Maria Bo Niok’s writing is featured in the anthology of works by migrant workers, edited by Jafar Suryamenggolo. (PHOTO PROVIDED TO CHINA DAILY)

Migrants’ tales

Jafar Suryomenggolo felt strongly about reaching selected writings by some of Hong Kong’s migrant workers to English-speaking audiences. To that end, he translated and edited At a Moment’s Notice, a collection of 23 short stories published earlier this year by NIAS Press. 

An academic, Suryomenggolo had been working on a project about Indonesian working-class writing and wanted to include interviews with Indonesian domestic workers. He had not thought of producing an anthology at the outset. The idea took hold after reading a few stories by the women he had interviewed. He felt compelled to make their voices heard and began translating their stories  into English. Many of these stories had a Hong Kong link. 

Suryomenggolo was moved by the fact that these foreign domestic workers found the time to write at all, given the constraints and hardships they often had to deal with on a daily basis. 

“Fiction is a medium for them to convey their lives and talk to each other about their experiences,” he says. 

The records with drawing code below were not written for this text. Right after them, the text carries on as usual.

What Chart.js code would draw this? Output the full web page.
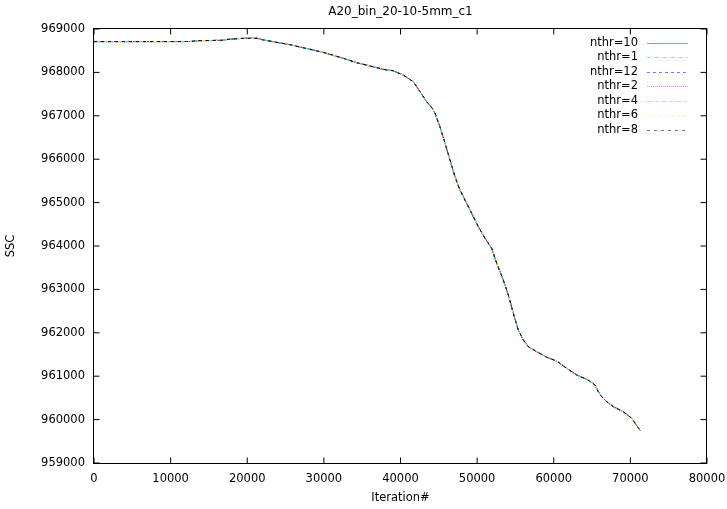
<!DOCTYPE html>
<html>
<head>
<meta charset="utf-8">
<script src="https://cdn.jsdelivr.net/npm/chart.js@4.4.1/dist/chart.umd.min.js"></script>
<style>
html,body{margin:0;padding:0;background:#ffffff;}
#wrap{width:727px;height:509px;}
</style>
</head>
<body>
<div id="wrap"><canvas id="c" width="727" height="509"></canvas></div>
<script>
// ---------------- data ----------------
const chartTitle = 'A20_bin_20-10-5mm_c1';
const xAxisTitle = 'Iteration#';
const yAxisTitle = 'SSC';
const xTickValues = [0, 10000, 20000, 30000, 40000, 50000, 60000, 70000, 80000];
const yTickValues = [959000, 960000, 961000, 962000, 963000, 964000, 965000, 966000, 967000, 968000, 969000];
const seriesLabels = ['nthr=10', 'nthr=1', 'nthr=12', 'nthr=2', 'nthr=4', 'nthr=6', 'nthr=8'];
// all seven runs trace the same curve (they overlap completely in the picture)
const iterations = [0, 5000, 10000, 12600, 13500, 16800, 17500, 19500, 21300, 22050, 25580, 28190, 29890, 32100, 34280, 36410, 37720, 39020, 40360, 41670, 42540, 43420, 44150, 44500, 45150, 45810, 46460, 47110, 47760, 48420, 49290, 50150, 51030, 51900, 52550, 53410, 54070, 54720, 55370, 56020, 56680, 57770, 59080, 60380, 61690, 62990, 64300, 64730, 65380, 65810, 66260, 66910, 67770, 69070, 70170, 71300];
const sscValues = [968710, 968710, 968710, 968712, 968730, 968740, 968762, 968786, 968786, 968750, 968638, 968532, 968463, 968348, 968224, 968131, 968071, 968039, 967940, 967786, 967555, 967325, 967173, 967058, 966749, 966366, 965982, 965597, 965291, 965060, 964754, 964445, 964178, 963947, 963602, 963217, 962872, 962450, 962065, 961835, 961680, 961565, 961436, 961351, 961182, 961028, 960930, 960880, 960800, 960644, 960528, 960413, 960298, 960182, 960030, 959745];

// ---------------- styles ----------------
const seriesColors = ['#ff0000', '#00ff00', '#0000ff', '#ff00ff', '#00ffff', '#ffff00', '#000000'];
const seriesDashes = [[], [4, 4], [3, 3], [1, 1], [6, 3, 2, 3], [3, 4, 1, 4], [3, 4]];
const FONT = 'DejaVu Sans';

const points = iterations.map((it, i) => ({x: it, y: sscValues[i]}));

const datasets = seriesLabels.map((lab, i) => ({
  label: lab,
  data: points,
  borderColor: seriesColors[i],
  borderDash: seriesDashes[i],
  borderWidth: 1,
  pointRadius: 0,
  fill: false,
  tension: 0,
  order: seriesLabels.length - i
}));

const decorPlugin = {
  id: 'decor',
  afterDraw(chart) {
    const ctx = chart.ctx;
    const a = chart.chartArea;
    const xs = chart.scales.x, ys = chart.scales.y;
    ctx.save();
    // frame
    ctx.strokeStyle = '#000';
    ctx.lineWidth = 1;
    ctx.strokeRect(93.5, 28.5, 613, 435);
    // inward mirrored ticks
    ctx.beginPath();
    const tl = 6;
    xTickValues.forEach(v => {
      const px = xs.getPixelForValue(v);
      ctx.moveTo(px, 463.5); ctx.lineTo(px, 463.5 - tl);
      ctx.moveTo(px, 28.5); ctx.lineTo(px, 28.5 + tl);
    });
    yTickValues.forEach(v => {
      const py = ys.getPixelForValue(v);
      ctx.moveTo(93.5, py); ctx.lineTo(93.5 + tl, py);
      ctx.moveTo(706.5, py); ctx.lineTo(706.5 - tl, py);
    });
    ctx.stroke();
    // titles
    ctx.fillStyle = '#000';
    ctx.textAlign = 'center';
    ctx.textBaseline = 'middle';
    const cx = (a.left + a.right) / 2;
    ctx.font = '12px "' + FONT + '"';
    ctx.fillText(chartTitle, cx, 12);
    ctx.font = '11.5px "' + FONT + '"';
    ctx.fillText(xAxisTitle, cx, 498);
    ctx.save();
    ctx.translate(11, (a.top + a.bottom) / 2);
    ctx.rotate(-Math.PI / 2);
    ctx.fillText(yAxisTitle, 0, 0);
    ctx.restore();
    // legend
    chart.data.datasets.forEach((ds, i) => {
      const y = Math.round(43 + i * 14.45) + 0.5;
      ctx.textAlign = 'right';
      ctx.fillStyle = '#000';
      ctx.fillText(ds.label, 638, y);
      ctx.save();
      ctx.globalAlpha = 0.55;
      ctx.strokeStyle = ds.borderColor;
      ctx.setLineDash(ds.borderDash);
      ctx.beginPath();
      ctx.moveTo(647, y);
      ctx.lineTo(688, y);
      ctx.stroke();
      ctx.restore();
    });
    ctx.restore();
  }
};

new Chart(document.getElementById('c'), {
  type: 'line',
  data: { datasets },
  options: {
    responsive: false,
    animation: false,
    devicePixelRatio: 1,
    layout: { padding: { left: 0, top: 29, right: 20, bottom: 0 } },
    plugins: { legend: { display: false }, title: { display: false }, tooltip: { enabled: false } },
    scales: {
      x: {
        type: 'linear',
        min: 0, max: 80000,
        afterBuildTicks(s) { s.ticks = xTickValues.map(v => ({value: v})); },
        afterFit(s) { s.height = 46; s.paddingLeft = 0; s.paddingRight = 0; },
        grid: { display: false, drawTicks: false },
        border: { display: false },
        ticks: { padding: 9, color: '#000', font: { family: FONT, size: 11.5 }, maxRotation: 0, autoSkip: false, callback: v => String(v) }
      },
      y: {
        type: 'linear',
        min: 959000, max: 969000,
        afterBuildTicks(s) { s.ticks = yTickValues.map(v => ({value: v})); },
        afterFit(s) { s.width = 94; s.paddingTop = 0; s.paddingBottom = 0; },
        grid: { display: false, drawTicks: false },
        border: { display: false },
        ticks: { padding: 9, color: '#000', font: { family: FONT, size: 11.5 }, autoSkip: false, callback: v => String(v) }
      }
    }
  },
  plugins: [decorPlugin]
});
</script>
</body>
</html>
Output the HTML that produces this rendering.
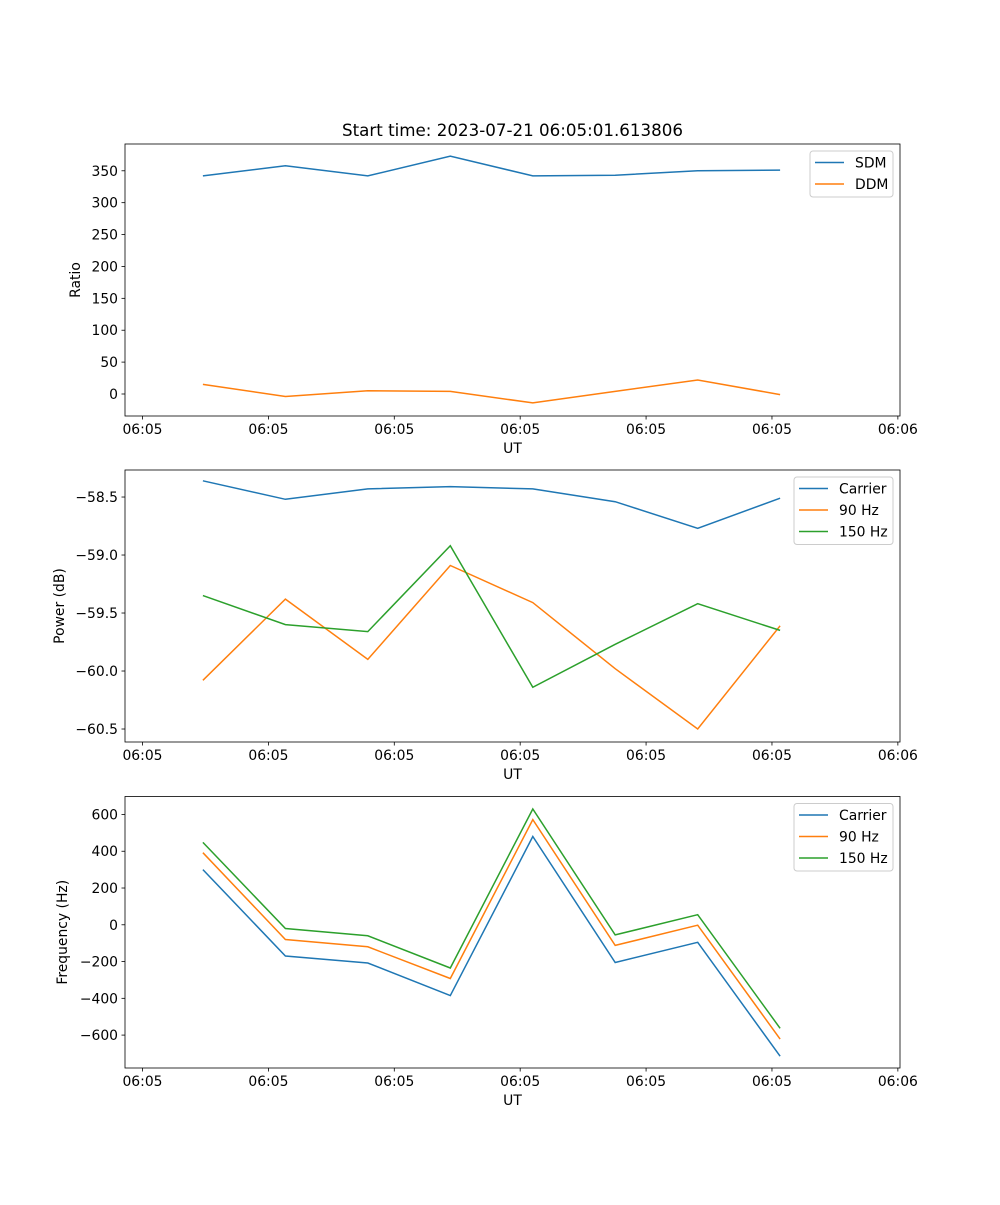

The short stories were originally self-published and self-distributed by the writers and hence had a limited audience. Suryomenggolo hopes to change that with his English translations. 

“Not many people know that these domestic workers are writing stories,” he says. “Many of these authors also want to reach out. After I interviewed them, I felt that in a certain way I owed them something. Translating the stories was a way of paying them back.” 

Jafar Suryamenggolo translated and edited an anthology of writings by foreign domestic workers in Hong Kong. (PHOTO PROVIDED TO CHINA DAILY)

Room for more

More women writers in Hong Kong are being recognized and read. For example, Dorothy Tse’s Snow and Shadow, translated by Nicky Harman,  was long-listed for the University of Rochester’s Best Translated Book Award 2015. Meanwhile, Xi Xi was honored with the 2019 Newman Prize for Chinese Literature, while translator Jennifer Feeley was recently awarded a fellowship to translate Xi’s semi-autobiographical work, Mourning a Breast.

But there is still more that can be done to encourage the reading of women in translation. Xu points out that expanding interest in the study of literary translation can bolster opportunities for female Chinese writers to be translated.

“Hong Kong should have it easy,” she says. “One of Hong Kong’s top local writers has won a top literary award and her translator has won a major award. There are a lot of female writers in China who don’t get the attention male writers do. (They include) good women writers who could be translated or re-translated.” More people in Hong Kong studying literary translation with a view to becoming translators themselves might make a significant difference to the scene, she feels.  

Ho too believes that more could be done and that it’s essential to support all writers, regardless of the language they write in. 

“The culture of reading and writing needs to be actively and continuously cultivated,” Ho says. “You can’t talk about the question of female writers in translation without first making sure that people are actually reading and writing.”